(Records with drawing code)
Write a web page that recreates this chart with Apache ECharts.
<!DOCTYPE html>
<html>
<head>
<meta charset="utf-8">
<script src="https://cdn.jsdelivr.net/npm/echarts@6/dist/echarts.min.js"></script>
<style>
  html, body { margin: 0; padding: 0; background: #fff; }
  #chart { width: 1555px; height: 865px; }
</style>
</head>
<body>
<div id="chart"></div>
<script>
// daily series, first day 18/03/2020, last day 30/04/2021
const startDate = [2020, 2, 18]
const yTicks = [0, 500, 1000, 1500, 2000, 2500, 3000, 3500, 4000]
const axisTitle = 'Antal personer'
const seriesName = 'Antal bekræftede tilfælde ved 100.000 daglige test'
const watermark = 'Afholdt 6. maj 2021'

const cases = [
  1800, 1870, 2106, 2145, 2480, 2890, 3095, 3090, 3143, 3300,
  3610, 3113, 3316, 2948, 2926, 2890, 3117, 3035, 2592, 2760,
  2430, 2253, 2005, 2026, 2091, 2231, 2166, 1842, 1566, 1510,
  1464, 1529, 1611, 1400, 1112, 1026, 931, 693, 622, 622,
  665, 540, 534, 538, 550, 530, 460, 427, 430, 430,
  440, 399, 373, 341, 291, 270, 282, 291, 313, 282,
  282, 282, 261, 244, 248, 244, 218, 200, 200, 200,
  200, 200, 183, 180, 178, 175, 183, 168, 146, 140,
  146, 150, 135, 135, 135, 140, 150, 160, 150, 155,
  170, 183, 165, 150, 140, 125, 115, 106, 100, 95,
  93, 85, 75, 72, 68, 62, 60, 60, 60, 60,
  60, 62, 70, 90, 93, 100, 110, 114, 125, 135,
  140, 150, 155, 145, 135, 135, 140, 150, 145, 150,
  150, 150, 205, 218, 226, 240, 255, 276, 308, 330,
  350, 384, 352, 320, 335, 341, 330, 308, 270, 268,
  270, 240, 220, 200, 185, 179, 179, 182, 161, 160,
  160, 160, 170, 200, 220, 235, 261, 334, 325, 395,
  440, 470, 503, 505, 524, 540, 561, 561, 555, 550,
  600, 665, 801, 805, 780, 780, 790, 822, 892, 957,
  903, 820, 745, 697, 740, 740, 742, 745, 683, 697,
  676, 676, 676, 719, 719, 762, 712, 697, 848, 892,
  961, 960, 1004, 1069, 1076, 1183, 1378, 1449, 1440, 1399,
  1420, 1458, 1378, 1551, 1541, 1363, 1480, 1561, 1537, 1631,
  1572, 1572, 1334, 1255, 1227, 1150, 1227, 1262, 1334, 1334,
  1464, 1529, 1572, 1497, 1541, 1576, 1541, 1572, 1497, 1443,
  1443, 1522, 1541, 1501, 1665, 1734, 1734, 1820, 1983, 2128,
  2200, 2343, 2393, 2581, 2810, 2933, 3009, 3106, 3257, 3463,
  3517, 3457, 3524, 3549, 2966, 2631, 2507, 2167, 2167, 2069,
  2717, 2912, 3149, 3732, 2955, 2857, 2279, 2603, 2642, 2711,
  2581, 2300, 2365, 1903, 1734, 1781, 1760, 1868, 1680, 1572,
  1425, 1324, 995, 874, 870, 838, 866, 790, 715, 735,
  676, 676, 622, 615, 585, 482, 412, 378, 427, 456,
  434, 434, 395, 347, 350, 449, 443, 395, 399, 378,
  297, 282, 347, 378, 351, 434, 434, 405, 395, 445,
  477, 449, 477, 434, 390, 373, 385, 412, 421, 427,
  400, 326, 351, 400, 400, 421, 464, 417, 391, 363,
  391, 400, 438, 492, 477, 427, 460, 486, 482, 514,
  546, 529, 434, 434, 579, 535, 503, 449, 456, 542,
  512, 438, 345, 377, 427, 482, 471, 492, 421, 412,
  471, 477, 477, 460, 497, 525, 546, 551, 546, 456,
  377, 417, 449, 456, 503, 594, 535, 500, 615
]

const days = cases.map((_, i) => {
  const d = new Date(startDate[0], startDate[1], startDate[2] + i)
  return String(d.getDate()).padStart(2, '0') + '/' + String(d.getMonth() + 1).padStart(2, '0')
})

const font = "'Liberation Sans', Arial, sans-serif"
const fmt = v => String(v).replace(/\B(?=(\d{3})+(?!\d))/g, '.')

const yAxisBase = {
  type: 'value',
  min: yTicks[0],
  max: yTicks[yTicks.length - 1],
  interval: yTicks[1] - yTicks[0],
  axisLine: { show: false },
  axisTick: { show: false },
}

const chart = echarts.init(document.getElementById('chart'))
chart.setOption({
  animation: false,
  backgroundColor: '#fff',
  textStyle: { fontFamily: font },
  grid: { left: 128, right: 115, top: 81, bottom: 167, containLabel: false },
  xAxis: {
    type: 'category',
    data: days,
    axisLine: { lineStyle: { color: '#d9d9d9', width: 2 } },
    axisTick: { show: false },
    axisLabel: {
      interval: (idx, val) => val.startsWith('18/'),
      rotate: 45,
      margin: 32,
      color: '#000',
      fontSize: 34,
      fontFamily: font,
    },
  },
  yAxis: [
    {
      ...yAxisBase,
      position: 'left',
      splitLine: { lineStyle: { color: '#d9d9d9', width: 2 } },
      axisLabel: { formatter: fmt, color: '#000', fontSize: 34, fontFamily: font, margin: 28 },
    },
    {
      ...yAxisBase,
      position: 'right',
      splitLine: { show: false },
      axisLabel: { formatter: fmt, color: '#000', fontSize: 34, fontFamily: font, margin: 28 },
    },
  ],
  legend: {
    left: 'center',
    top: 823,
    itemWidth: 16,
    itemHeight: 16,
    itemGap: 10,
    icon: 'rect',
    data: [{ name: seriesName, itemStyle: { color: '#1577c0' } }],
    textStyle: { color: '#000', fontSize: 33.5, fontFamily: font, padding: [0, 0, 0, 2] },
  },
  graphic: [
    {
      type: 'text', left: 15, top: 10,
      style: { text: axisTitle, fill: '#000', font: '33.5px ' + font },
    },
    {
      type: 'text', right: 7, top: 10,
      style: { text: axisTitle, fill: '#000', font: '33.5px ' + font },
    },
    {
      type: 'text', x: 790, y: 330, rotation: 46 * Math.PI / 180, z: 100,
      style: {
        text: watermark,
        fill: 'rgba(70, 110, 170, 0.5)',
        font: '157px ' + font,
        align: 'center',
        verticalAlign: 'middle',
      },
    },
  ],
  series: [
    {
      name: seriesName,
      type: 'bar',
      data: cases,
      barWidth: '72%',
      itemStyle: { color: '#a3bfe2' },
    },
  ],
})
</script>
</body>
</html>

...

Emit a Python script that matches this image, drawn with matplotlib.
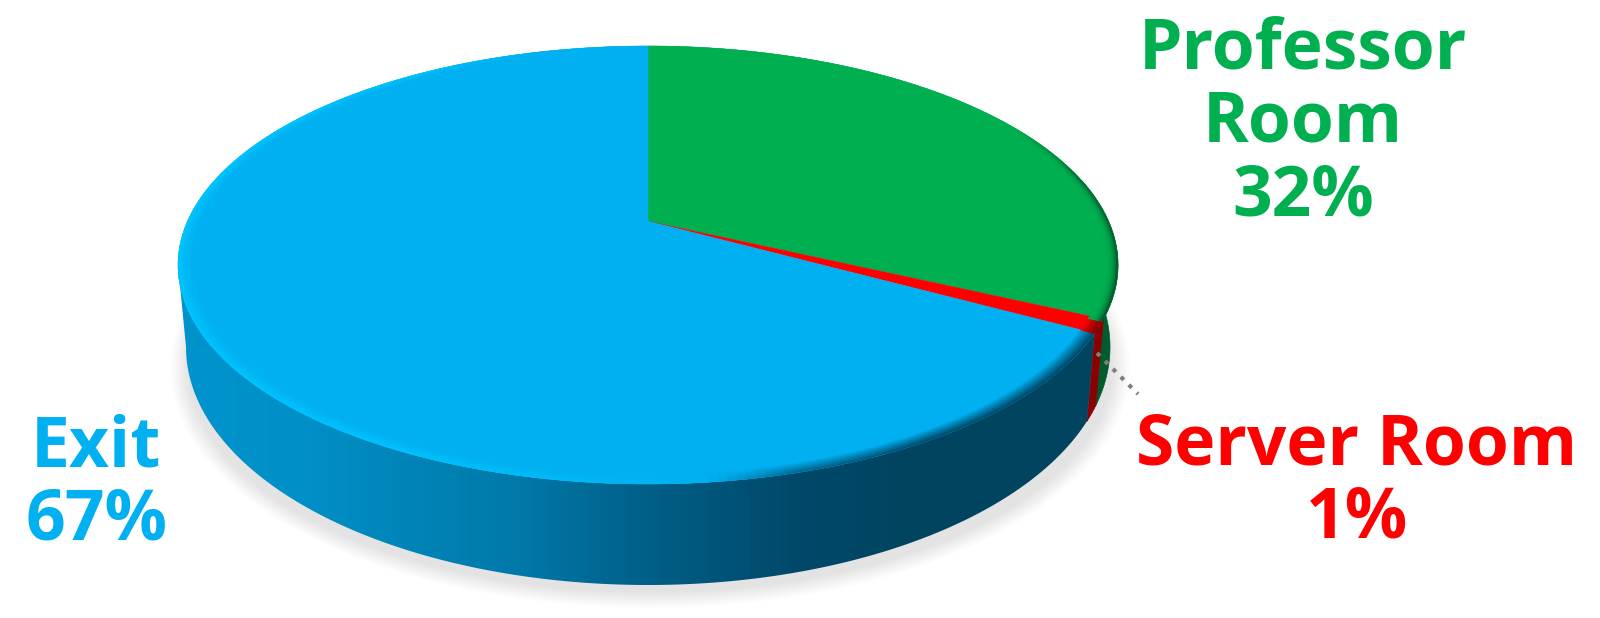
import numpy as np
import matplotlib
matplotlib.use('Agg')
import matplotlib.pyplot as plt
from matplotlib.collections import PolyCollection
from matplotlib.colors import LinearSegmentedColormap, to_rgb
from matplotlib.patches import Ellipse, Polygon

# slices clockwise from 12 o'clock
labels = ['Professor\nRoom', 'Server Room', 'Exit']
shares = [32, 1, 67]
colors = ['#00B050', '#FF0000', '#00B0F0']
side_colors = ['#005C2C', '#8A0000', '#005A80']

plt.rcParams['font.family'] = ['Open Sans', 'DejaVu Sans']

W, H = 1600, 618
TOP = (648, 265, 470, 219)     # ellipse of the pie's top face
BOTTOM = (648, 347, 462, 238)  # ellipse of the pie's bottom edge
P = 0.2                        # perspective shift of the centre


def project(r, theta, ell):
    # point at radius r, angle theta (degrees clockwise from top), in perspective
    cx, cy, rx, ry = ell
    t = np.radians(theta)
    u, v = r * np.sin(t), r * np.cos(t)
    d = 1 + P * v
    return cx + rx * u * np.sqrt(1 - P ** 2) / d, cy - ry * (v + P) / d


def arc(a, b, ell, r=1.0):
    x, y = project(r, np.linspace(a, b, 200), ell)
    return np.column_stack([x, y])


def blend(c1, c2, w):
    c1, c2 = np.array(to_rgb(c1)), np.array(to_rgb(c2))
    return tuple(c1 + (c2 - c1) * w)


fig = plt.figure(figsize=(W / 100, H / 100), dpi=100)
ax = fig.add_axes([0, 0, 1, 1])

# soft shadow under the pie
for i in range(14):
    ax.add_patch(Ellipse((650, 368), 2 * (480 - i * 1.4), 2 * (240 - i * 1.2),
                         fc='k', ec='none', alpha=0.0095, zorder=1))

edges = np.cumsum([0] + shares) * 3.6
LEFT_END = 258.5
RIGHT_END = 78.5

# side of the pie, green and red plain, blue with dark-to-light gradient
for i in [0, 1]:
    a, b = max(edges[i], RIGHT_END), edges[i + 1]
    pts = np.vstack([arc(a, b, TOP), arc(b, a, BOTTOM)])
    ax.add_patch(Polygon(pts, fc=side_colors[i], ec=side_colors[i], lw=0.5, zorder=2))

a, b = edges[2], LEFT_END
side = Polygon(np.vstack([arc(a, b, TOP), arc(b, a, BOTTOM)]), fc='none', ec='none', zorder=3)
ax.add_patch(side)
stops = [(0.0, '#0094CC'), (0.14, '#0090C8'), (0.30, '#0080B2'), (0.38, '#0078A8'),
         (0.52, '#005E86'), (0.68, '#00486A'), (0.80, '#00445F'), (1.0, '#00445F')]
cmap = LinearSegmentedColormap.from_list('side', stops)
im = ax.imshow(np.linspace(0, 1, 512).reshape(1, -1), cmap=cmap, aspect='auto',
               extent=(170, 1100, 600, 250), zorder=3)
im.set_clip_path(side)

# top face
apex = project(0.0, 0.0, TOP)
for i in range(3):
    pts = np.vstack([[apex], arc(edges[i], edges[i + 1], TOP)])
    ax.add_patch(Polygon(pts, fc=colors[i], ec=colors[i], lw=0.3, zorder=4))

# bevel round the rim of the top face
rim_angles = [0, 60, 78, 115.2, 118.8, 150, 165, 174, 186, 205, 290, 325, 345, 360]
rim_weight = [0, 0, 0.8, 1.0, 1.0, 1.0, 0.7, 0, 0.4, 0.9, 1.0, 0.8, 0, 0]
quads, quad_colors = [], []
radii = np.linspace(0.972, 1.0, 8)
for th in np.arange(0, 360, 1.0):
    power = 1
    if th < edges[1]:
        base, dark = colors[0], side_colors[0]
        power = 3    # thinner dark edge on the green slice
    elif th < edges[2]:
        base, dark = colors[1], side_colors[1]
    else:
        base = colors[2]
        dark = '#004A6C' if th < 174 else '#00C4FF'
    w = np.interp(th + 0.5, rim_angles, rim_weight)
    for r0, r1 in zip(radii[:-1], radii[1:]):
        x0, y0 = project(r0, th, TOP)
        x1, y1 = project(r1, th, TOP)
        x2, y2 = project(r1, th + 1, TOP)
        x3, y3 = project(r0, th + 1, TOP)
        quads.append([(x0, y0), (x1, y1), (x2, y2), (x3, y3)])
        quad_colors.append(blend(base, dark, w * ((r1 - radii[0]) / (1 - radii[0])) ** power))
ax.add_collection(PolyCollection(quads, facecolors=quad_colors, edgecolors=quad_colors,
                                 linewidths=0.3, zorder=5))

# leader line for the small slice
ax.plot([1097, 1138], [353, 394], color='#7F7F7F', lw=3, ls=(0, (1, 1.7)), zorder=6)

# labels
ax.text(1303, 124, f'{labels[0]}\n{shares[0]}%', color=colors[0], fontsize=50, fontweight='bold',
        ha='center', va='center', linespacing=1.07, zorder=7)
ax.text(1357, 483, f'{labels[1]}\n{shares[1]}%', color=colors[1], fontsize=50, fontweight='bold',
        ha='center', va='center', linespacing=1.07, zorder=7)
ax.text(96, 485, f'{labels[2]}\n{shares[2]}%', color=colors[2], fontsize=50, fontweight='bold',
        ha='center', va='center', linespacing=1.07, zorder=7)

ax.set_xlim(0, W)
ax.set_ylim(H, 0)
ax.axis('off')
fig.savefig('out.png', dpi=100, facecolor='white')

WHAT YOU SHOULD DO
Above are some records; extract exactly the lines from the one containing "Emit a Python" through the one containing "plt.rcParams['font.family'] = ['Open" and drop the pictures.

RESULT OF THE EXERCISE
Emit a Python script that matches this image, drawn with matplotlib.
import numpy as np
import matplotlib
matplotlib.use('Agg')
import matplotlib.pyplot as plt
from matplotlib.collections import PolyCollection
from matplotlib.colors import LinearSegmentedColormap, to_rgb
from matplotlib.patches import Ellipse, Polygon

# slices clockwise from 12 o'clock
labels = ['Professor\nRoom', 'Server Room', 'Exit']
shares = [32, 1, 67]
colors = ['#00B050', '#FF0000', '#00B0F0']
side_colors = ['#005C2C', '#8A0000', '#005A80']

plt.rcParams['font.family'] = ['Open Sans', 'DejaVu Sans']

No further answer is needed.